Его нередко обвиняют в неблагодарности по отношению к Вигдоровой, которая его практически спасла. А когда его о ней спрашивали, Бродский отвечал: «Не так уж это все интересно». Но при этом до конца его дней портрет Вигдоровой стоял у него на письменном столе. Он просто разговаривать об этом не хотел. Он вообще не хотел, чтобы его поэзию подменяли его биографией. Отвечая вопросы, он не любил упираться в свое якобы тяжелое прошлое, словно для него оно и не было тяжелым.
Для него скорее характерно воспоминание, как ехал в ссылку и напротив него сидел старик, который украл в поле мешок картошки, чтобы накормить свою голодающую семью. И Бродский писал: «А вот про этого старика… Хорошо, за меня заступились, потом уже весь мир за меня заступился – и Шостакович там был, и Франция была, и Америка была. А вот про этого старика кто-нибудь напишет? Да никогда! Вот так он и сгинет. Ему не скажут, что он спасал русскую культуру. И его семья не скажет…»
Помимо Шостаковича, письма в защиту Бродского писали Маршак, Чуковский, Паустовский, Твардовский. А инициаторами были Анна Ахматова, Михаил Ардов и вся Ордынка. И конечно, ленинградские литераторы – Гордин, Кушнер, Адмони. Зоя Топорова была адвокатом Бродского на суде. Эткинд выступил как защитник Бродского. И на суд пришло очень много народа. При этом Бродскому было всего двадцать три с половиной года, и 90 % этих людей лично его даже не знали. Но они знали Ахматову и доверяли ее мнению.
Судья: А вообще какая ваша специальность?
Бродский: Поэт, поэт-переводчик.
Судья: А кто это признал, что вы поэт? Кто причислил вас к поэтам?
Бродский: Никто. (Без вызова). А кто причислил меня к роду человеческому?
Судья: А вы учились этому?
Бродский: Чему?
Судья: Чтобы быть поэтом? Не пытались кончить вуз, где готовят… где учат…
Бродский: Я не думал… я не думал, что это дается образованием.
Судья: А чем же?
Бродский: Я думаю, это… (растерянно)… от Бога…
Судья: У вас есть ходатайства к суду?
Бродский: Я хотел бы знать: за что меня арестовали?
Судья: Это вопрос, а не ходатайство.
Бродский: Тогда у меня нет ходатайства.
Отрывок из стенограммы суда над БродскимБродский закончил только восемь классов, потом пошел работать, чтобы поддержать семью. Уже в вынужденной эмиграции выучил английский язык и преподавал в американских университетах. Он писал по-английски эссеистику, переводил на русский Стоппарда и на английский стихи Набокова и Цветаевой. Но стихи его по-английски не звучали, потому что в англоязычной поэзии уже давно рифмованные стихи бывают только для детей.
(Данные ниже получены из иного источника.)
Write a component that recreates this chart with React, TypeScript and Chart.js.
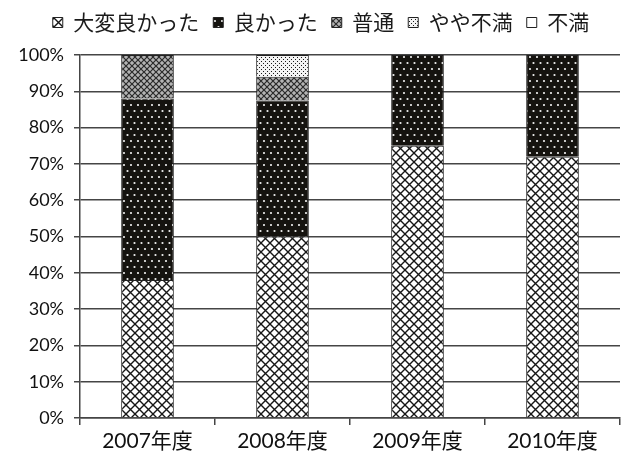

А он не мог писать нерифмованные. Но эссеистика его на английском была совершенно блестящей, и совершенно роскошным был необыкновенный словарный запас.
В 1987 году Иосифу Бродскому дали Нобелевскую премию по литературе с формулировкой: «за всеобъемлющее творчество, насыщенное чистотой мысли и яркостью поэзии»[32].
Судьба сталинских чекистов
5 марта 1953 года умер Сталин, и в тот же день было упразднено Министерство государственной безопасности. Все подразделения этого министерства вошли в МВД, и было создано единое министерство под руководством Лаврентия Павловича Берии.